Billie Eilish’s No Time to Die Bond theme: a slow stomper that flubs the 007 test
Goth popster should be perfect for Daniel Craig’s 007, but her song doesn’t quite earn its licence to thrill
Billie Eilish: the singer coaxes her inner Shirley Bassey to the surface on a slow stomper that throws side-eye at the Goldfinger theme
Billie Eilish, who has just released her Bond theme, No Time to Die, is the perfect emblem of what 007 aspires to be in the 21st century. She comes across in her public appearances as studiously deadpan, even a bit grumpy. As it happens, those are the very qualities Daniel Craig has brought to the part of the world’s most famous womanising secret agent (making some of us pine for the hint of deadly whimsy Pierce Brosnan conjured with in the role).
So Eilish and the Craig-era Bond ought to be perfect for one another. The spy with the hooded eyes meets the pop star who refuses to smile. They should go together like an Aston Martin DB5 and an ejector seat.
Eilish and her brother, Finneas O’Connell, also write fantastic songs. But you do wonder if their golden touch hasn’t deserted them a tad on No Time to Die. This is one of the very rare times they have collaborated with outsiders – Hans Zimmer contributes strings and the former Smiths icon Johnny Marr is on guitar – and the pop necromancy is conspicuously diluted.
In fact, No Time to Die is perhaps the most traditional thing Eilish and Finneas have yet done. Anyone hoping for revisionist Bond will be underwhelmed. “You were my life but life is far away from fair,” Eilish croons as hints of big-band orchestration chime in the background. She is coaxing her inner Shirley Bassey to the surface on a slow stomper that throws side-eye at the Goldfinger theme much as Eilish notoriously threw side-eye at Maya Rudolph and Kristen Wiig during their horrendous skit at the Oscars.
There is a recent tradition of Bond themes from the hot new torch singer of the hour.

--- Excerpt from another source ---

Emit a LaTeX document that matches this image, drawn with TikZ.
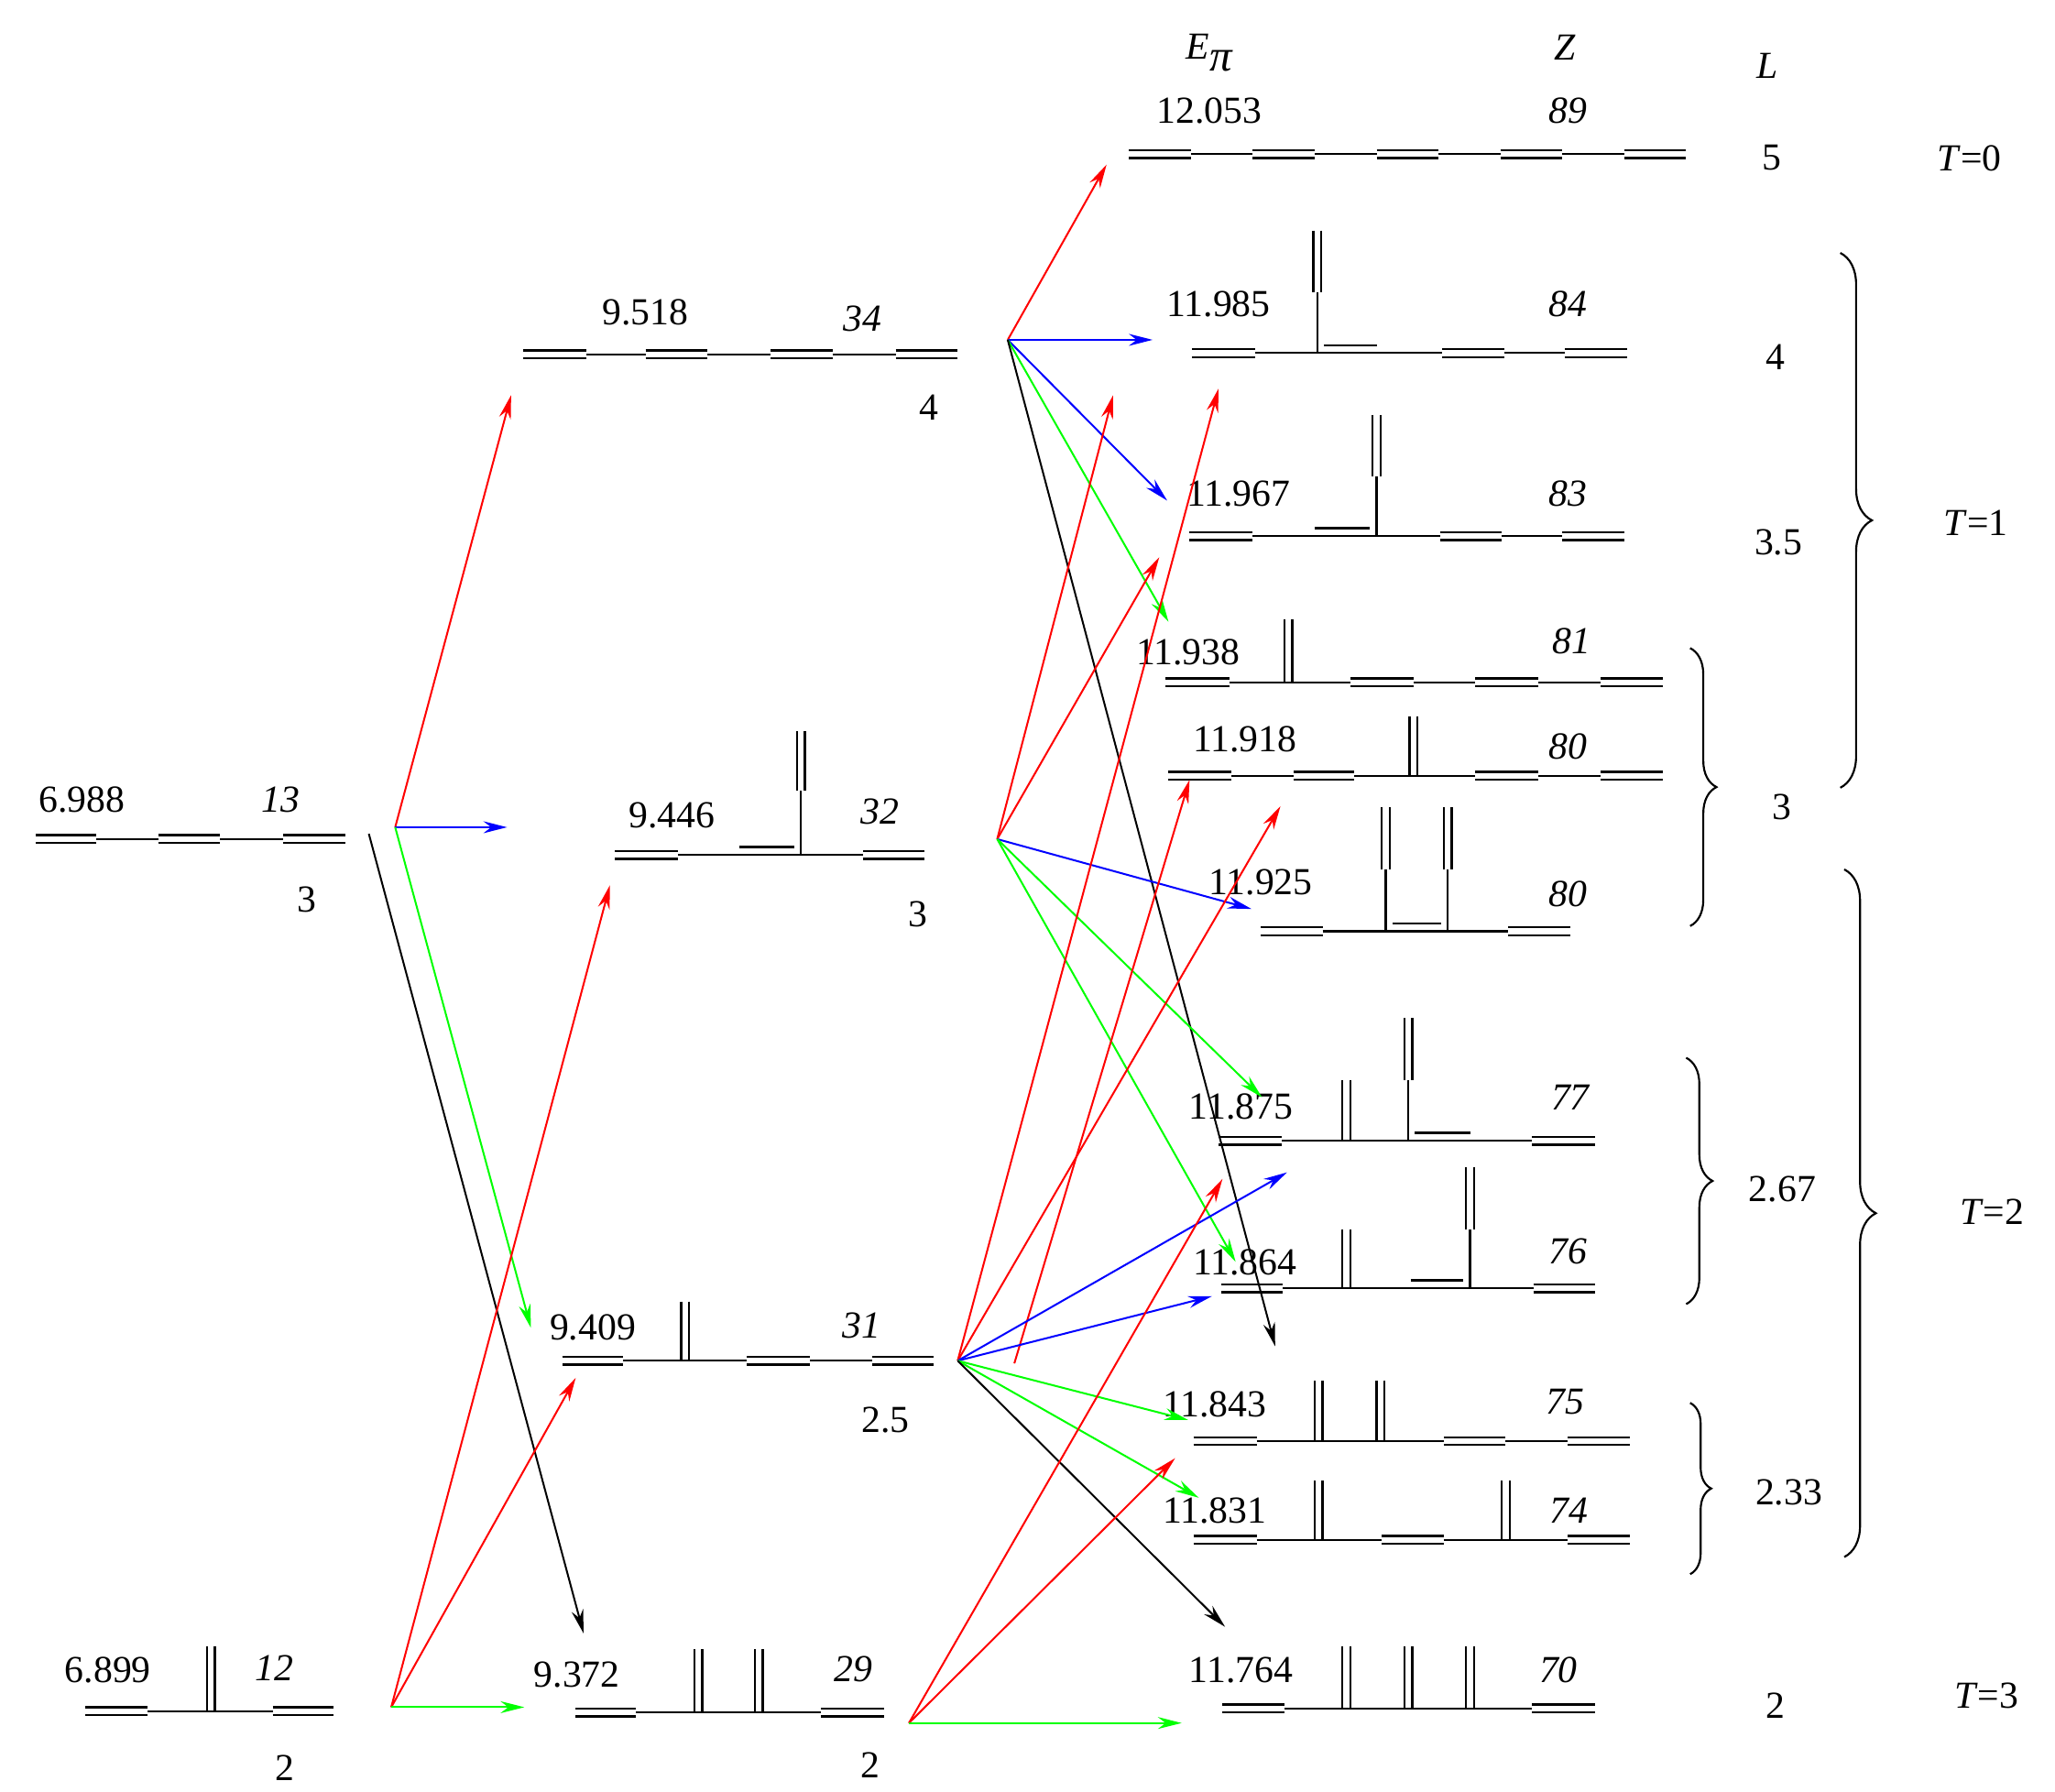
\documentclass[tikz,border=0pt]{standalone}
\usepackage{fontspec}
\setmainfont{Liberation Serif}
\usetikzlibrary{arrows.meta,decorations.pathreplacing}
\newcommand{\dbh}[3]{\draw[bond] (#1,#3-3) -- (#2,#3-3); \draw[bond] (#1,#3+3) -- (#2,#3+3);}
\newcommand{\sbh}[3]{\draw[bond] (#1,#3) -- (#2,#3);}
\newcommand{\dbv}[3]{\draw[bond] (#1-3,#2) -- (#1-3,#3); \draw[bond] (#1+3,#2) -- (#1+3,#3);}
\newcommand{\sbv}[3]{\draw[bond] (#1,#2) -- (#1,#3);}
\begin{document}
\begin{tikzpicture}[x=1pt,y=-1pt,
  bond/.style={line width=1.6pt},
  lab/.style={font=\fontsize{29}{30}\selectfont, inner sep=0pt},
  zl/.style={lab, font=\fontsize{29}{30}\selectfont\itshape},
  arr/.style={line width=1.4pt, -{Stealth[length=18pt,width=9pt]}},
  br/.style={line width=1.5pt, decorate, decoration={brace,amplitude=#1}}]
\useasboundingbox (0,0) rectangle (1560,1360);
% M1
\dbh{27}{73}{637}\sbh{73}{120}{637}\dbh{120}{167}{637}\sbh{167}{215}{637}\dbh{215}{262}{637}
\node[lab] (t1) at (62,607) {6.988}; \node[zl] (z1) at (213,607) {13}; \node[lab] (l1) at (233,683) {3};
% M2
\dbh{65}{112}{1299}\sbh{112}{207}{1299}\dbv{160}{1250}{1299}\dbh{207}{253}{1299}
\node[lab] (t2) at (82,1268) {6.899}; \node[zl] (z2) at (208,1266) {12}; \node[lab] (l2) at (216,1342) {2};
% M3
\dbh{397}{445}{269}\sbh{445}{490}{269}\dbh{490}{537}{269}\sbh{537}{585}{269}\dbh{585}{632}{269}\sbh{632}{680}{269}\dbh{680}{727}{269}
\node[lab] (t3) at (490,237) {9.518}; \node[zl] (z3) at (655,242) {34}; \node[lab] (l3) at (705,309) {4};
% M4
\dbh{467}{515}{649}\sbh{515}{655}{649}\sbh{561}{603}{643}\sbv{608}{649}{600}\dbv{608}{555}{600}\dbh{655}{702}{649}
\node[lab] (t4) at (510,619) {9.446}; \node[zl] (z4) at (668,616) {32}; \node[lab] (l4) at (697,694) {3};
% M5
\dbh{427}{473}{1033}\sbh{473}{567}{1033}\dbv{520}{988}{1033}\dbh{567}{615}{1033}\sbh{615}{662}{1033}\dbh{662}{709}{1033}
\node[lab] (t5) at (450,1008) {9.409}; \node[zl] (z5) at (654,1006) {31}; \node[lab] (l5) at (672,1078) {2.5};
% M6
\dbh{437}{483}{1300}\sbh{483}{623}{1300}\dbv{530}{1252}{1300}\dbv{576}{1252}{1300}\dbh{623}{671}{1300}
\node[lab] (t6) at (438,1271) {9.372}; \node[zl] (z6) at (648,1267) {29}; \node[lab] (l6) at (661,1340) {2};
% R1
\dbh{857}{904}{117}\sbh{904}{951}{117}\dbh{951}{998}{117}\sbh{998}{1045}{117}\dbh{1045}{1092}{117}\sbh{1092}{1139}{117}\dbh{1139}{1186}{117}\sbh{1186}{1233}{117}\dbh{1233}{1280}{117}
\node[lab] (r1) at (918,84) {12.053}; \node[zl] (y1) at (1190,84) {89}; \node[lab] (q1) at (1345,120) {5};
\node[lab] (T0) at (1495,120) {\textit{T}=0};
% R2
\dbh{905}{953}{268}\sbh{953}{1095}{268}\sbv{1000}{268}{222}\dbv{1000}{175}{222}\sbh{1005}{1045}{262}\dbh{1095}{1142}{268}\sbh{1142}{1188}{268}\dbh{1188}{1235}{268}
\node[lab] (r2) at (925,231) {11.985}; \node[zl] (y2) at (1190,231) {84}; \node[lab] (q2) at (1348,271) {4};
% R3
\dbh{903}{951}{407}\sbh{951}{1093}{407}\sbv{1045}{407}{362}\dbv{1045}{315}{362}\sbh{998}{1040}{401}\dbh{1093}{1140}{407}\sbh{1140}{1186}{407}\dbh{1186}{1233}{407}
\node[lab] (r3) at (940,375) {11.967}; \node[zl] (y3) at (1190,375) {83}; \node[lab] (q3) at (1350,412) {3.5};
% R4
\dbh{885}{933}{518}\sbh{933}{1025}{518}\dbv{978}{470}{518}\dbh{1025}{1073}{518}\sbh{1073}{1120}{518}\dbh{1120}{1168}{518}\sbh{1168}{1215}{518}\dbh{1215}{1262}{518}
\node[lab] (r4) at (902,495) {11.938}; \node[zl] (y4) at (1193,487) {81};
% R5
\dbh{887}{935}{589}\sbh{935}{982}{589}\dbh{982}{1028}{589}\sbh{1028}{1120}{589}\dbv{1073}{544}{589}\dbh{1120}{1168}{589}\sbh{1168}{1215}{589}\dbh{1215}{1262}{589}
\node[lab] (r5) at (945,561) {11.918}; \node[zl] (y5) at (1190,567) {80}; \node[lab] (q5) at (1353,613) {3};
% R6
\dbh{957}{1004}{707}\sbh{1004}{1145}{707}\sbv{1052}{707}{660}\dbv{1052}{613}{660}\sbv{1099}{707}{660}\dbv{1099}{613}{660}\sbh{1057}{1094}{701}\dbh{1145}{1192}{707}
\node[lab] (r6) at (957,670) {11.925}; \node[zl] (y6) at (1190,679) {80};
% R7
\dbh{925}{973}{866}\sbh{973}{1163}{866}\dbv{1022}{820}{866}\sbv{1069}{866}{820}\dbv{1069}{773}{820}\sbh{1074}{1116}{860}\dbh{1163}{1211}{866}
\node[lab] (r7) at (942,840) {11.875}; \node[zl] (y7) at (1192,833) {77}; \node[lab] (q7) at (1353,903) {2.67};
% R8
\dbh{927}{974}{978}\sbh{974}{1164}{978}\dbv{1022}{933}{978}\sbv{1116}{978}{933}\dbv{1116}{886}{933}\sbh{1071}{1111}{972}\dbh{1164}{1211}{978}
\node[lab] (r8) at (945,958) {11.864}; \node[zl] (y8) at (1190,950) {76};
% R9
\dbh{906}{954}{1094}\sbh{954}{1096}{1094}\dbv{1001}{1048}{1094}\dbv{1048}{1048}{1094}\dbh{1096}{1143}{1094}\sbh{1143}{1190}{1094}\dbh{1190}{1237}{1094}
\node[lab] (r9) at (922,1066) {11.843}; \node[zl] (y9) at (1188,1064) {75};
% R10
\dbh{906}{954}{1169}\sbh{954}{1049}{1169}\dbv{1001}{1124}{1169}\dbh{1049}{1096}{1169}\sbh{1096}{1190}{1169}\dbv{1143}{1124}{1169}\dbh{1190}{1237}{1169}
\node[lab] (r10) at (922,1147) {11.831}; \node[zl] (y10) at (1191,1147) {74}; \node[lab] (q10) at (1358,1133) {2.33};
% R11
\dbh{928}{975}{1297}\sbh{975}{1163}{1297}\dbv{1022}{1250}{1297}\dbv{1069}{1250}{1297}\dbv{1116}{1250}{1297}\dbh{1163}{1211}{1297}
\node[lab] (r11) at (942,1268) {11.764}; \node[zl] (y11) at (1183,1268) {70}; \node[lab] (q11) at (1348,1295) {2};
\node[lab] (T3) at (1508,1287) {\textit{T}=3};
% headers
\node[zl] (hE) at (918,40) {E\raisebox{-9pt}{\fontsize{34}{36}\selectfont π}};
\node[zl] (hZ) at (1188,36) {Z};
\node[zl] (hL) at (1342,50) {L};
\node[lab] (T1) at (1500,397) {\textit{T}=1};
\node[lab] (T2) at (1512,920) {\textit{T}=2};
% braces
\draw[br=24pt] (1397,192) -- (1397,598);
\draw[br=20pt] (1283,492) -- (1283,703);
\draw[br=24pt] (1400,660) -- (1400,1182);
\draw[br=20pt] (1280,803) -- (1280,990);
\draw[br=16pt] (1283,1065) -- (1283,1195);
% arrow origins
\coordinate (P1) at (300,628); \coordinate (P1b) at (280,633);
\coordinate (P2) at (297,1296); \coordinate (P3) at (765,258);
\coordinate (P4) at (757,637); \coordinate (P5) at (727,1033);
\coordinate (P5b) at (770,1035); \coordinate (P6) at (690,1308);
\draw[arr,red] (P1) -- (388,300);
\draw[arr,blue] (P1) -- (385,628);
\draw[arr,green] (P1) -- (403,1008);
\draw[arr,black] (P1b) -- (443,1240);
\draw[arr,red] (P2) -- (463,672);
\draw[arr,red] (P2) -- (437,1046);
\draw[arr,green] (P2) -- (398,1296);
\draw[arr,red] (P3) -- (840,125);
\draw[arr,blue] (P3) -- (875,258);
\draw[arr,blue] (P3) -- (886,380);
\draw[arr,green] (P3) -- (887,472);
\draw[arr,black] (P3) -- (968,1022);
\draw[arr,red] (P4) -- (845,300);
\draw[arr,red] (P4) -- (880,423);
\draw[arr,blue] (P4) -- (950,690);
\draw[arr,green] (P4) -- (958,833);
\draw[arr,green] (P4) -- (938,958);
\draw[arr,red] (P5) -- (925,295);
\draw[arr,red] (P5) -- (972,612);
\draw[arr,red] (P5b) -- (903,592);
\draw[arr,blue] (P5) -- (977,890);
\draw[arr,blue] (P5) -- (920,984);
\draw[arr,green] (P5) -- (902,1078);
\draw[arr,green] (P5) -- (910,1137);
\draw[arr,black] (P5) -- (930,1235);
\draw[arr,red] (P6) -- (928,895);
\draw[arr,red] (P6) -- (892,1107);
\draw[arr,green] (P6) -- (897,1308);
\end{tikzpicture}
\end{document}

Adele bruised the rafters with Skyfall, as did Sam Smith with Writing’s on the Wall from Spectre. Eilish, however, isn’t a belter. Indeed, several of her best songs subvert the entire concept of a hairdryer ballad (When the Party’s Over, for instance). Here, by contrast, she and Finneas try to conform to what is by definition a bit of stuffy formula. Bond themes are a lot of things but never cool.
No Time to Die is fine and probably a grower. Yet it does slightly flub the Bond test. Not every actor can carry off the tuxedo-and-Walther-PPK look. And not every pop star is a good fit for a ponderous action movie in which a middle-aged Brit (sorry, Pierce) stoically does his duty for queen and country. (Somewhat improbably, the 18-year-old singer has described singing a Bond tune as one of her life goals.) Eilish is the goth popster the world really needs right now, and her debut album, When We All Fall Asleep, Where Do We Go? was one of last year’s finest. But on her big Bond moment she doesn’t quite do enough to earn her licence to thrill.